The symptoms of postoperative hypocalcemia include perioral numbness, fingertip paresthesia, Chvostek’s sign, Trousseau’s sign, and severe symptoms including tetany, cardiac dysrhythmia, seizures. Most hypocalcemia is transient, and permanent hypocalcemia is reported in only 0.5% to 3.8% of cases.[34] One of the most common causes of postsurgical hypoparathyroidism and hypocalcemia is inadvertent removal of, damage to, or inadvertent devascularization of the parathyroid glands.  Postoperative hypocalcemia may be due to “Hungry bone syndrome” with low serum calcium levels resulting from remineralization of the bone as the stimulus of PTH for high bone turnover is removed after parathyroid surgery.[35] As the American Association of Endocrine Surgeons Guidelines recommends, patients with transient postoperative hypoparathyroidism should be treated with calcium and, if necessary, calcitriol supplements, which should be weaned as tolerated.
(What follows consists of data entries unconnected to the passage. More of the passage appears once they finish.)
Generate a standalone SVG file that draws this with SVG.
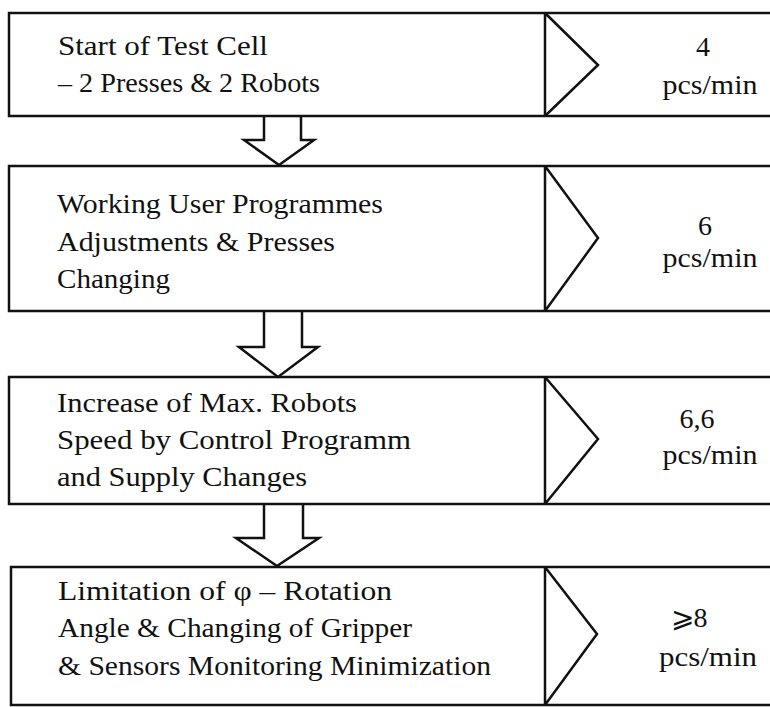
<svg xmlns="http://www.w3.org/2000/svg" width="770" height="707" viewBox="0 0 770 707">
<style>
.box{fill:none;stroke:#111;stroke-width:2.5}
.chev{fill:none;stroke:#111;stroke-width:2.5;stroke-linejoin:miter}
.arr{fill:#fff;stroke:#111;stroke-width:2.5;stroke-linejoin:miter}
.t{font-family:"Liberation Serif","Times New Roman",serif;font-size:28px;fill:#111}
.r{font-family:"Liberation Serif","Times New Roman",serif;font-size:28px;fill:#111;text-anchor:middle}
</style>
<rect width="770" height="707" fill="#fff"/>
<g id="connectors">
<path class="arr" d="M264,116 V140 H244 L279,165 L314,140 H301 V116"/>
<path class="arr" d="M264,311 V347 H239 L278,377 L318,347 H302 V311"/>
<path class="arr" d="M264,504 V538 H236 L277,566 L319,538 H303 V504"/>
</g>
<g id="node1">
<path class="box" d="M775,13 H9 V116 H775"/>
<path class="chev" d="M545,13 V116 M545,13 L598,65 L545,116"/>
<text class="t" x="58" y="55" textLength="210" lengthAdjust="spacingAndGlyphs">Start of Test Cell</text>
<text class="t" x="58" y="92" textLength="262" lengthAdjust="spacingAndGlyphs">– 2 Presses &amp; 2 Robots</text>
<text class="r" x="703" y="56">4</text>
<text class="r" x="710" y="94" textLength="95" lengthAdjust="spacingAndGlyphs">pcs/min</text>
</g>
<g id="node2">
<path class="box" d="M775,166 H9 V311 H775"/>
<path class="chev" d="M545,166 V311 M545,166 L598,238 L545,311"/>
<text class="t" x="57" y="213" textLength="326" lengthAdjust="spacingAndGlyphs">Working User Programmes</text>
<text class="t" x="57" y="251" textLength="278" lengthAdjust="spacingAndGlyphs">Adjustments &amp; Presses</text>
<text class="t" x="57" y="288" textLength="113" lengthAdjust="spacingAndGlyphs">Changing</text>
<text class="r" x="705" y="235">6</text>
<text class="r" x="710" y="267" textLength="95" lengthAdjust="spacingAndGlyphs">pcs/min</text>
</g>
<g id="node3">
<path class="box" d="M775,377 H9 V504 H775"/>
<path class="chev" d="M545,377 V504 M545,377 L598,439 L545,504"/>
<text class="t" x="57" y="412" textLength="300" lengthAdjust="spacingAndGlyphs">Increase of Max. Robots</text>
<text class="t" x="57" y="449" textLength="354" lengthAdjust="spacingAndGlyphs">Speed by Control Programm</text>
<text class="t" x="57" y="486" textLength="250" lengthAdjust="spacingAndGlyphs">and Supply Changes</text>
<text class="r" x="697" y="428">6,6</text>
<text class="r" x="710" y="464" textLength="95" lengthAdjust="spacingAndGlyphs">pcs/min</text>
</g>
<g id="node4">
<path class="box" d="M775,567 H11 V705 H775"/>
<path class="chev" d="M545,567 V705 M545,567 L597,634 L545,705"/>
<text class="t" x="58" y="600" textLength="334" lengthAdjust="spacingAndGlyphs">Limitation of φ – Rotation</text>
<text class="t" x="58" y="637" textLength="354" lengthAdjust="spacingAndGlyphs">Angle &amp; Changing of Gripper</text>
<text class="t" x="58" y="675" textLength="433" lengthAdjust="spacingAndGlyphs">&amp; Sensors Monitoring Minimization</text>
<text class="r" x="689" y="627">⩾8</text>
<text class="r" x="708" y="666" textLength="98" lengthAdjust="spacingAndGlyphs">pcs/min</text>
</g>
</svg>
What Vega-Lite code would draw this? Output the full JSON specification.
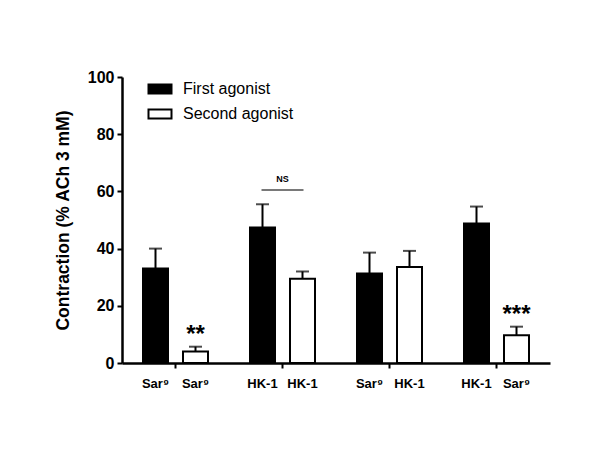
{
  "$schema": "https://vega.github.io/schema/vega-lite/v6.json",
  "width": 428,
  "height": 286,
  "autosize": {"type": "none"},
  "padding": {"left": 122, "top": 77, "right": 50, "bottom": 101},
  "background": "white",
  "config": {
    "view": {"stroke": null},
    "font": "Liberation Sans",
    "axis": {"domainColor": "black", "tickColor": "black", "labelColor": "black", "titleColor": "black", "grid": false}
  },
  "data": {
    "values": [
      {"group": "1", "agonist": "First agonist", "label": "Sar⁹", "mean": 33.0, "upper": 40.0, "sig": ""},
      {"group": "1", "agonist": "Second agonist", "label": "Sar⁹", "mean": 4.0, "upper": 5.7, "sig": "**"},
      {"group": "2", "agonist": "First agonist", "label": "HK-1", "mean": 47.4, "upper": 55.5, "sig": ""},
      {"group": "2", "agonist": "Second agonist", "label": "HK-1", "mean": 29.5, "upper": 32.0, "sig": ""},
      {"group": "3", "agonist": "First agonist", "label": "Sar⁹", "mean": 31.3, "upper": 38.6, "sig": ""},
      {"group": "3", "agonist": "Second agonist", "label": "HK-1", "mean": 33.6, "upper": 39.2, "sig": ""},
      {"group": "4", "agonist": "First agonist", "label": "HK-1", "mean": 48.8, "upper": 54.7, "sig": ""},
      {"group": "4", "agonist": "Second agonist", "label": "Sar⁹", "mean": 9.7, "upper": 12.7, "sig": "***"}
    ]
  },
  "encoding": {
    "x": {
      "field": "group",
      "type": "nominal",
      "scale": {"paddingInner": 0, "paddingOuter": 0},
      "axis": {"labels": false, "title": null, "ticks": true, "tickSize": 5, "tickWidth": 2, "domainWidth": 2.5}
    },
    "xOffset": {
      "field": "agonist",
      "type": "nominal",
      "scale": {"paddingInner": 0.375, "paddingOuter": 0.525}
    }
  },
  "layer": [
    {
      "mark": {"type": "rule", "strokeWidth": 2, "color": "black"},
      "encoding": {
        "y": {"field": "upper", "type": "quantitative"},
        "y2": {"field": "mean"}
      }
    },
    {
      "mark": {"type": "tick", "size": 13, "thickness": 2, "color": "black"},
      "encoding": {
        "y": {"field": "upper", "type": "quantitative"}
      }
    },
    {
      "mark": {"type": "bar", "stroke": "black", "strokeWidth": 2, "opacity": 1},
      "encoding": {
        "y": {
          "field": "mean",
          "type": "quantitative",
          "scale": {"domain": [0, 100], "nice": false},
          "axis": {
            "title": "Contraction (% ACh 3 mM)",
            "titleFontSize": 17.5,
            "titleFontWeight": "bold",
            "titlePadding": 15,
            "values": [0, 20, 40, 60, 80, 100],
            "labelFontSize": 16,
            "labelFontWeight": "bold",
            "labelPadding": 3,
            "tickSize": 5,
            "tickWidth": 2,
            "domainWidth": 2.5
          }
        },
        "fill": {
          "field": "agonist",
          "type": "nominal",
          "scale": {"domain": ["First agonist", "Second agonist"], "range": ["black", "white"]},
          "legend": {
            "title": null,
            "orient": "none",
            "legendX": 30,
            "legendY": 4,
            "padding": 0,
            "symbolType": "M-2.556,-1H2.556V1H-2.556Z",
            "symbolSize": 81,
            "symbolStrokeColor": "black",
            "symbolStrokeWidth": 2,
            "symbolOpacity": 1,
            "labelFontSize": 16,
            "labelColor": "black",
            "labelOffset": 15,
            "rowPadding": 7
          }
        }
      }
    },
    {
      "mark": {"type": "text", "fontSize": 13, "fontWeight": "bold", "baseline": "middle", "dy": 21, "color": "black"},
      "encoding": {
        "y": {"datum": 0},
        "text": {"field": "label"}
      }
    },
    {
      "mark": {"type": "text", "fontSize": 24, "fontWeight": "bold", "baseline": "middle", "dy": -12, "color": "black"},
      "encoding": {
        "y": {"field": "upper", "type": "quantitative"},
        "text": {"field": "sig"}
      }
    },
    {
      "data": {"values": [{"group": "2", "level": 60.5, "note": "NS"}]},
      "mark": {"type": "tick", "size": 42, "thickness": 1.5, "color": "black"},
      "encoding": {
        "xOffset": null,
        "y": {"field": "level", "type": "quantitative"}
      }
    },
    {
      "data": {"values": [{"group": "2", "level": 60.5, "note": "NS"}]},
      "mark": {"type": "text", "fontSize": 9, "fontWeight": "bold", "baseline": "middle", "dy": -11, "color": "black"},
      "encoding": {
        "xOffset": null,
        "y": {"field": "level", "type": "quantitative"},
        "text": {"field": "note"}
      }
    }
  ]
}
Patients with prolonged hypoparathyroidism may be considered for recombinant PTH therapy.[6]

Persistent or Recurrent Hyperparathyroidism

Persistent/recurrent hyperparathyroidism occurs in 2% to 5% of patients with sporadic primary hyperparathyroidism.[36] Persistent hyperparathyroidism should be defined as a failure to achieve normocalcemia within6months of parathyroidectomy. Recurrent hyperparathyroidism is defined by the recurrence of hypercalcemia after a normocalcemic interval at more than six months after parathyroidectomy.[6] 

The most common causes of persistent/recurrent hyperparathyroidism include unrecognized four gland hyperplasia, ectopic location of the hyperfunctioning parathyroid gland(s), or operations performed by inexperienced or low-volume parathyroid surgeons.[37][38] A final intraoperative PTH level greater than 40 pg/mL was associated with an increased risk of persistent and recurrent disease irrespective of the number of glands resected.[36] 

The subsequent operation for persistent or recurrent hyperparathyroidism is often recommended to achieve a biochemical cure. But the indication is stricter than initial surgery due to lower cure rates and higher risks in the subsequent operation. Preop evaluation should be made by an experienced parathyroid surgeon, including confirmation of biochemical diagnosis, assessment of indications for surgery, review of prior records if available, and evaluation of RLN function.[6]

Clinical Significance

Parathyroidectomy is the definitive therapy for primary hyperparathyroidism but may also be necessary in secondary or tertiary hyperparathyroidism. Bilateral neck exploration is the standard operation, especially optimal for patients who have multiple gland disease or non-localizing preoperative imaging studies. With improved preoperative localization techniques and intraoperative PTH monitoring, minimally invasive parathyroidectomy is widely used in unilateral exploration. Even a four-gland exploration can be performed in a minimally invasive fashion.[39]

Enhancing Healthcare Team Outcomes

Parathyroidectomy involves a multidisciplinary team to achieve the best clinical outcome. The team includes surgeons, radiologists, pathologists, anesthesiologists, operating room nursing staff. This joint patient management minimizes the delay from diagnosing to operation decision, leading to efficient pre-operative imaging localization, ensuring patient suitability for surgery, managing intraoperative nerve monitoring and PTH level monitor, and optimizing postoperative care.

Nursing, Allied Health, and Interprofessional Team Interventions

Nurses have an important role in the support, education, and care of patients undergoing parathyroidectomy. Preoperative nursing interventions involve routing nursing physiological observations, offering patients psychological support, and education about disease and surgery.

Nursing, Allied Health, and Interprofessional Team Monitoring

Nurses are especially crucial in postoperative patient safety involving hemodynamical monitoring, fluid balance, and electrolyte measurement. In particular, nurses must be aware of potential postoperative complications, including signs of recurrent laryngeal nerve injury, signs of hypocalcemia, neck hematoma. If the patient is discharged with medication, especially opioids, the nurse needs to review these medications with the patient for safety purposes.